Parker agrees with experts who say sleepers should keep their bedroom cool, quiet and TV-free.
"Bedrooms are supposed to be for two purposes, and one is sleeping."
Case 3: Nightly routine.
Summertime is not a more difficult season for sleeping, said Marlin Jones, who is -- coincidentally -- a sleep technologist.
The Warren resident has air conditioning, which definitely helps him sleep, he said.
Jones, 29, tries to maintain a regular sleep schedule throughout the year by going to bed and waking up at the same time each day, but he may sleep an hour or two longer on weekends.
He starts his nightly bedtime ritual around 7 or 8. He showers, eats, gets ready for the next day and watches at least two hours of television.
"TV is the last thing before I go to bed," Jones said.
Seldom sleepless: He seldom has problems going to sleep and rarely wakes up in the middle of the night.

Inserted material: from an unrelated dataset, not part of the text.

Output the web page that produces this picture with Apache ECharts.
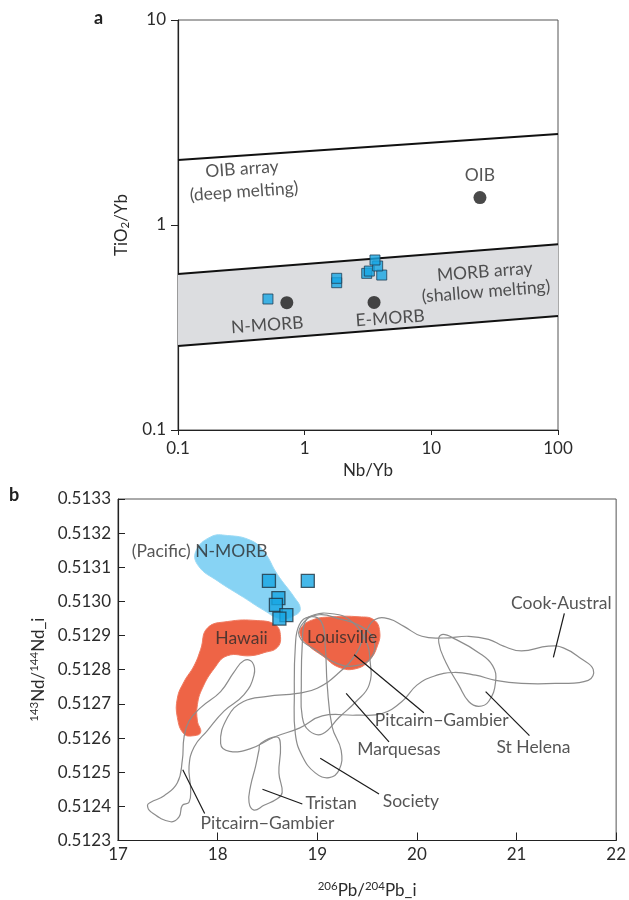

Sometimes stress or anxiety cause sleeplessness, he said, and clock watching makes him toss and turn.
"I'm still tired when I wake up if there's a lot on my mind," Jones said.
He never presses the snooze button on his alarm, he stressed.
"As soon as it goes off I get right up."
Case 4: Natural air conditioning.
Lyle Bailey, 70, also said that summer is not more difficult than other seasons in terms of sleeping. Though the Lordstown resident doesn't have air conditioning, the heat doesn't bother him.
"Big farmhouse with lots of shade -- natural AC," he explained.
In addition to the shade from the large trees around his house, the house stays cool when Bailey runs three fans plus the attic exhaust. Bailey closes up the house during the hot days and opens the windows at night when the air is cooler. He runs the attic fan to circulate the evening air throughout the house. Then he shuts up the house early in the morning.
Schedule: Bailey tries to maintain a regular sleep schedule. His nightly routine is setting the television's timer and falling asleep during the 11 o'clock news, and he wakes automatically around 6:30 every morning.
"You become a creature of habit after many years," Bailey said.
He notices that he often wakes twice a night -- around 2:30 and again around 4:30 -- each time looking at the clock and deciding it's too early to get up.
Though retired, Bailey still works on his farm during the summer.
"I don't get enough relaxation," he said.
Fatigue helps him sleep during the summer, he said, and nothing really keeps him from sleeping.
"I don't have anything to worry about -- as long as the pension check comes in," he joked.
During the heat of summer or anytime, sleep is a valued commodity, and one of Bailey's beliefs rings true to many Americans: "I just think I ought to get more of it."